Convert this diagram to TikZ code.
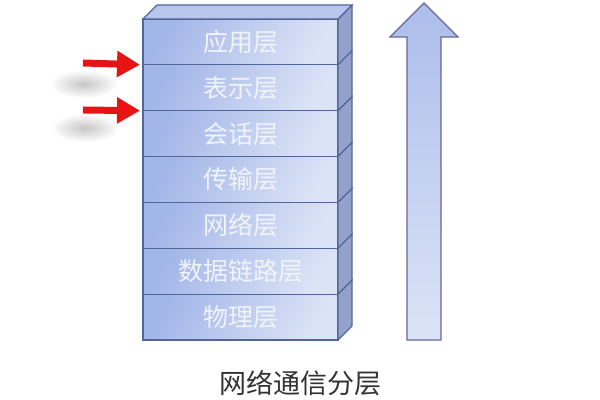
\documentclass[tikz,border=0pt]{standalone}
\usepackage{fontspec}
\setmainfont{Noto Sans CJK SC}
\usepackage{tikz}
\usetikzlibrary{positioning,arrows.meta,fadings}
\definecolor{layer dark}{rgb}{0.6392, 0.7137, 0.9098}
\definecolor{layer light}{rgb}{0.8588, 0.8902, 0.9647}
\definecolor{layer side}{rgb}{0.5804, 0.6353, 0.7961}
\definecolor{layer top}{rgb}{0.7216, 0.7765, 0.9333}
\definecolor{layer edge}{rgb}{0.3216, 0.4000, 0.6039}
\definecolor{layer text}{rgb}{0.9451, 0.9569, 0.9843}
\definecolor{flow red}{rgb}{0.9020, 0.0784, 0.0784}
\tikzfading[name=blur out, inner color=transparent!45, outer color=transparent!100]
\tikzset{
	layer/.style={draw=layer edge, line width=0.6pt, shading=axis,
		left color=layer dark, right color=layer light, shading angle=60,
		minimum width=97.5pt, minimum height=22.93pt, inner sep=0pt,
		outer sep=0pt, text=layer text, font=\fontsize{12.5}{14}\selectfont},
	side/.style={draw=layer edge, line width=0.6pt, fill=layer side},
	flow/.style={draw=flow red, line width=3.5pt,
		-{Triangle[length=11.5pt,width=12.5pt]}, shorten >=1.5pt}
}

\begin{document}
\begin{tikzpicture}[x=0.5pt, y=0.5pt]
			\useasboundingbox (0, 0) rectangle (600, 400);
			% the stack of layers
			\node[layer, anchor=north west] (app) at (143, 381) {应用层};
			\node[layer, below=0pt of app] (pres) {表示层};
			\node[layer, below=0pt of pres] (sess) {会话层};
			\node[layer, below=0pt of sess] (trans) {传输层};
			\node[layer, below=0pt of trans] (net) {网络层};
			\node[layer, below=0pt of net] (link) {数据链路层};
			\node[layer, below=0pt of link] (phys) {物理层};
			% side and top faces
			\foreach \n in {app, pres, sess, trans, net, link, phys}
				\draw[side] (\n.north east) -- ++(14, 14)
					-- ([shift={(7pt, 7pt)}]\n.south east) -- (\n.south east) -- cycle;
			\draw[side, fill=layer top] (app.north west) -- ++(14, 14)
				-- ([shift={(7pt, 7pt)}]app.north east) -- (app.north east) -- cycle;
			% shadows behind the red arrows
			\fill[gray!80, path fading=blur out] (84, 316) ellipse (34 and 14);
			\fill[gray!80, path fading=blur out] (85, 272) ellipse (34 and 14);
			% red arrows
			\coordinate (in1) at (83, 337);
			\coordinate (in2) at (83, 290);
			\draw[flow] (in1) -- (app.south west);
			\draw[flow] (in2) -- (pres.south west);
			% big arrow upwards
			\draw[draw=gray!80!blue, line width=0.6pt, shading=axis,
				top color=layer dark!90!white, bottom color=layer light]
				(407, 60) -- (407, 363) -- (390, 363) -- (424, 397)
				-- (458, 363) -- (441, 363) -- (441, 60) -- cycle;
			% caption
			\node[text=black!80, font=\fontsize{13.5}{15}\selectfont] (caption) at (300, 17) {网络通信分层};
		\end{tikzpicture}
\end{document}
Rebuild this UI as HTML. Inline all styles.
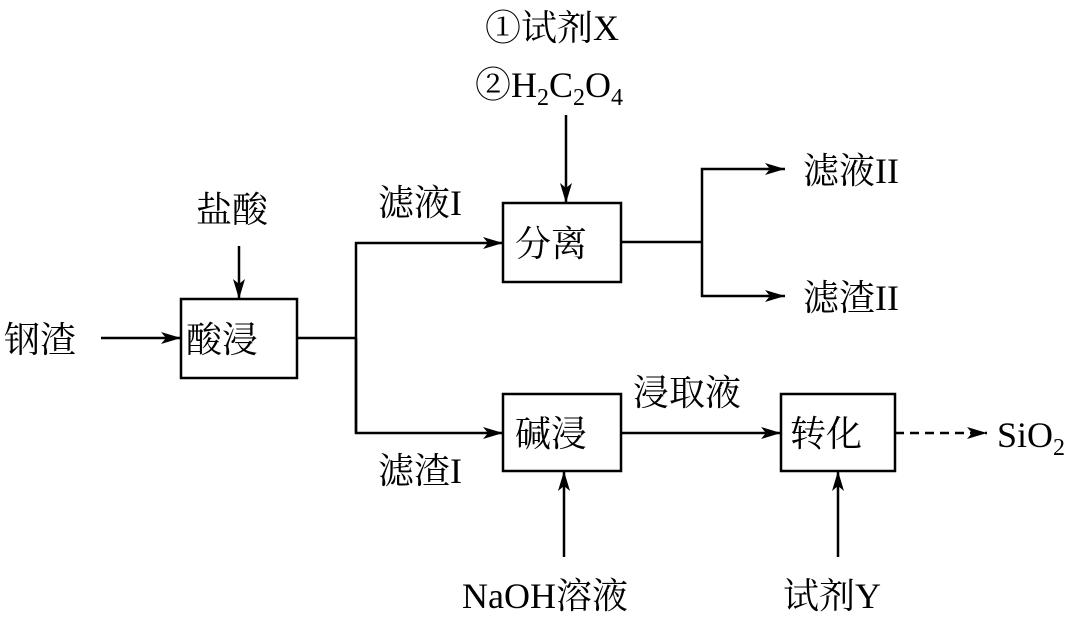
<!DOCTYPE html>
<html><head><meta charset="utf-8"><style>
html,body{margin:0;padding:0;background:#fff;}
svg{display:block;}
text{font-family:"Liberation Serif","Noto Serif CJK SC","Noto Sans CJK SC",serif;font-size:36px;fill:#000;}
</style></head><body>
<svg width="1080" height="617" viewBox="0 0 1080 617" xmlns="http://www.w3.org/2000/svg">
<defs>
<marker id="a" viewBox="0 0 20 12" refX="20" refY="6" markerWidth="20" markerHeight="12" markerUnits="userSpaceOnUse" orient="auto">
<path d="M0,0 L20,6 L0,12 L5,6 Z" fill="#000"/>
</marker>
</defs>
<g stroke="#000" stroke-width="2.5" fill="none">
<rect x="181" y="299" width="116" height="79"/>
<rect x="503" y="203" width="118" height="79"/>
<rect x="503" y="394" width="118" height="77"/>
<rect x="781" y="394" width="114" height="77"/>
<line x1="101" y1="338" x2="181" y2="338" marker-end="url(#a)"/>
<line x1="239" y1="246" x2="239" y2="299" marker-end="url(#a)"/>
<polyline points="297,338 356,338"/>
<polyline points="356,433 356,243 503,243" marker-end="url(#a)"/>
<polyline points="356,338 356,433 503,433" marker-end="url(#a)"/>
<line x1="566" y1="115" x2="566" y2="203" marker-end="url(#a)"/>
<polyline points="621,242 702,242"/>
<polyline points="702,242 702,169 785,169" marker-end="url(#a)"/>
<polyline points="702,242 702,296 785,296" marker-end="url(#a)"/>
<line x1="621" y1="433" x2="781" y2="433" marker-end="url(#a)"/>
<line x1="895" y1="433" x2="987" y2="433" stroke-dasharray="9,6" marker-end="url(#a)"/>
<line x1="564" y1="557" x2="564" y2="471" marker-end="url(#a)"/>
<line x1="838" y1="557" x2="838" y2="471" marker-end="url(#a)"/>
</g>
<text x="4" y="352">钢渣</text>
<text x="196" y="222">盐酸</text>
<text x="186" y="352">酸浸</text>
<text x="378" y="215">滤液I</text>
<text x="378" y="483">滤渣I</text>
<text x="515" y="256">分离</text>
<text x="515" y="446">碱浸</text>
<text x="790" y="446">转化</text>
<text x="633" y="405">浸取液</text>
<text x="485" y="40">①试剂X</text>
<text x="475" y="97">②H<tspan font-size="24" dy="8">2</tspan><tspan dy="-8">C</tspan><tspan font-size="24" dy="8">2</tspan><tspan dy="-8">O</tspan><tspan font-size="24" dy="8">4</tspan></text>
<text x="803" y="183">滤液II</text>
<text x="803" y="310">滤渣II</text>
<text x="997" y="447">SiO<tspan font-size="24" dy="8">2</tspan></text>
<text x="462" y="608">NaOH溶液</text>
<text x="783" y="608">试剂Y</text>
</svg>
</body></html>
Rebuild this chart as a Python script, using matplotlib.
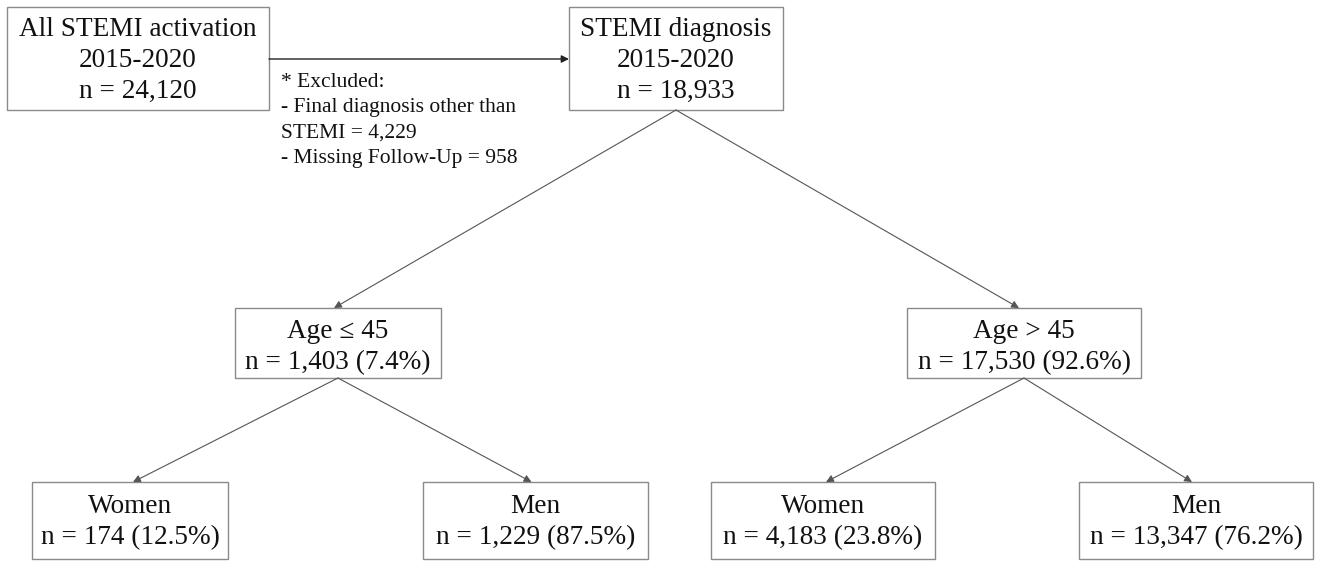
import matplotlib
matplotlib.use('Agg')
import matplotlib.pyplot as plt
from matplotlib.patches import Rectangle

plt.rcParams['font.family'] = ['Liberation Serif', 'DejaVu Serif']

# data
period = '2015-2020'
n_activation = 24120
n_other_dx = 4229
n_missing_fu = 958
n_stemi = 18933
age_groups = ['Age \u2264 45', 'Age > 45']
age_n = [1403, 17530]
age_pct = [7.4, 92.6]
sex_labels = ['Women', 'Men']
sex_n = [[174, 1229], [4183, 13347]]
sex_pct = [[12.5, 87.5], [23.8, 76.2]]

# layout in pixels (x0, y0, x1, y1), y going down
W, H = 1318, 563
box_top = [(7, 7, 269, 110), (569, 7, 783, 110)]
box_age = [(235, 308, 441, 378), (907, 308, 1141, 378)]
box_sex = [[(32, 482, 228, 559), (423, 482, 648, 559)],
           [(711, 482, 935, 559), (1079, 482, 1313, 559)]]

fig = plt.figure(figsize=(W / 100, H / 100), dpi=100)
ax = fig.add_axes([0, 0, 1, 1])
ax.set_xlim(0, W)
ax.set_ylim(H, 0)
ax.axis('off')

edge = '#8a8a8a'
line_c = '#555555'


def draw_box(b, text, fs=19.6, dy=3):
    x0, y0, x1, y1 = b
    ax.add_patch(Rectangle((x0, y0), x1 - x0, y1 - y0, fill=False,
                           ec=edge, lw=1.0))
    ax.text((x0 + x1) / 2, (y0 + y1) / 2 + dy, text, ha='center', va='center',
            fontsize=fs, linespacing=1.3, color='#111111')


def arrow(p0, p1, color=line_c, lw=0.8):
    ax.annotate('', xy=p1, xytext=p0,
                arrowprops=dict(arrowstyle='-|>', color=color, lw=lw,
                                mutation_scale=11, shrinkA=0, shrinkB=0))


def bot(b):
    return ((b[0] + b[2]) / 2, b[3])


def top(b, dx=0):
    return ((b[0] + b[2]) / 2 + dx, b[1])


draw_box(box_top[0], 'All STEMI activation\n%s\nn = %s' % (period, f'{n_activation:,}'), dy=2)
draw_box(box_top[1], 'STEMI diagnosis\n%s\nn = %s' % (period, f'{n_stemi:,}'), dy=2)

# horizontal arrow with exclusions
y_mid = 59
arrow((box_top[0][2], y_mid), (box_top[1][0], y_mid), color='#222222', lw=1.0)
ax.text(281, 73, '* Excluded:\n- Final diagnosis other than\nSTEMI = %s\n- Missing Follow-Up = %s'
        % (f'{n_other_dx:,}', f'{n_missing_fu:,}'),
        ha='left', va='top', fontsize=15.5, linespacing=1.45, color='#111111')

for i, g in enumerate(age_groups):
    draw_box(box_age[i], '%s\nn = %s (%.1f%%)' % (g, f'{age_n[i]:,}', age_pct[i]), dy=4)
    arrow(bot(box_top[1]), top(box_age[i], -4 if i == 0 else -5))
    for j, s in enumerate(sex_labels):
        b = box_sex[i][j]
        draw_box(b, '%s\nn = %s (%.1f%%)' % (s, f'{sex_n[i][j]:,}', sex_pct[i][j]), dy=1.5)
        arrow(bot(box_age[i]), top(b, 3 if j == 0 else -4))

fig.savefig('out.png', dpi=100)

Written problem: For the entries above, state how many lines contain the word "this". Provide the number by itself.

Expected answer: 3